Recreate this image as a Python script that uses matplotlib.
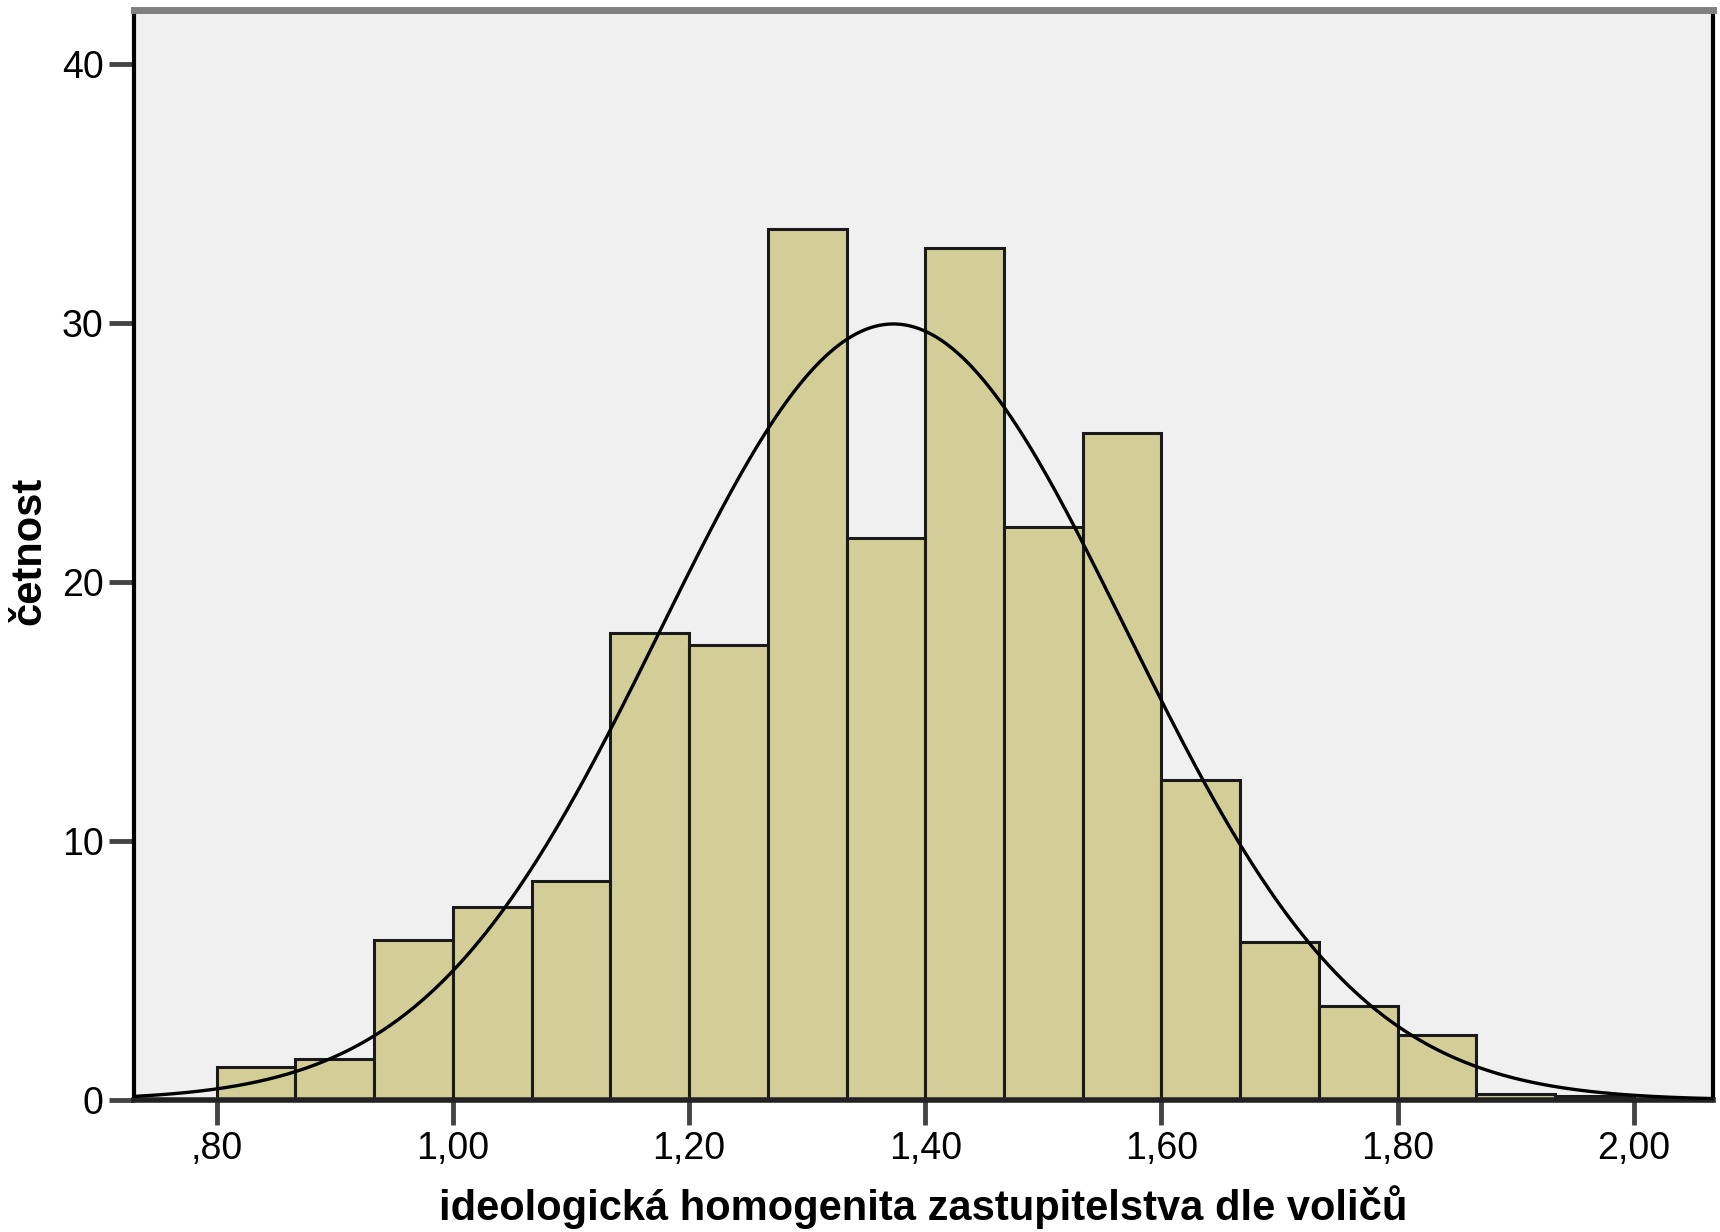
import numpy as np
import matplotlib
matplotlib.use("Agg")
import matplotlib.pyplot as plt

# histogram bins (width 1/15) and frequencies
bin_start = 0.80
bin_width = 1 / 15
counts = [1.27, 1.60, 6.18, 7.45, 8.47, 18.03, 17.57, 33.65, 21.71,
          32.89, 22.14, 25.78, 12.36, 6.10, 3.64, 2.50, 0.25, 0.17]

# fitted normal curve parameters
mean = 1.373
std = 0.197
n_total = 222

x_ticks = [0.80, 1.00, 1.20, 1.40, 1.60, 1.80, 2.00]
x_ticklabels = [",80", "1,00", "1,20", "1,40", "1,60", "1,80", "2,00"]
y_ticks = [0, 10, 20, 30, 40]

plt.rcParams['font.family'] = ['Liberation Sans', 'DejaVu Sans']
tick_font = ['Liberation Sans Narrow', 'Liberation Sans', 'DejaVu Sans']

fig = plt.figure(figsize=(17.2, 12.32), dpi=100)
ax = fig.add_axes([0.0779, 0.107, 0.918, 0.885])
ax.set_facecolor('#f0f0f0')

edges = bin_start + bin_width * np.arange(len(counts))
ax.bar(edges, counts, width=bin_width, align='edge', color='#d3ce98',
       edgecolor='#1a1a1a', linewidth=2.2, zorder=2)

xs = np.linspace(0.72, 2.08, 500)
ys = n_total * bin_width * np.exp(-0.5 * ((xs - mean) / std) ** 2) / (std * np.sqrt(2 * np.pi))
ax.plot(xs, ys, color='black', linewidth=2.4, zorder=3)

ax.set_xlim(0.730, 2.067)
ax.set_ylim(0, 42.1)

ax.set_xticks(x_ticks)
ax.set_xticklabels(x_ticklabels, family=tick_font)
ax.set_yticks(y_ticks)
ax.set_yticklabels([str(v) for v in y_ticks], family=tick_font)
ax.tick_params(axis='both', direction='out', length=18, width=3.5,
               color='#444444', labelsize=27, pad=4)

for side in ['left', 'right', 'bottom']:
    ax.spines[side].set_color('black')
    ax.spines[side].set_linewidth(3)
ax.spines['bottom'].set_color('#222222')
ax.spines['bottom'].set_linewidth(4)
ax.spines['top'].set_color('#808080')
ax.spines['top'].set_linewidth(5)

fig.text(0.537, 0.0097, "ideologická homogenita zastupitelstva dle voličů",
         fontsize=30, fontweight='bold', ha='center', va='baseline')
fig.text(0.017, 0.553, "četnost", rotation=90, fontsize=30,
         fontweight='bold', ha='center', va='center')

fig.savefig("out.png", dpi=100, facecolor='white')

———

— TO BE DONE —
Locate all lines holding the word "matplotlib", then copy them out.

— TASK SOLUTION —
Recreate this image as a Python script that uses matplotlib.
import matplotlib
matplotlib.use("Agg")
import matplotlib.pyplot as plt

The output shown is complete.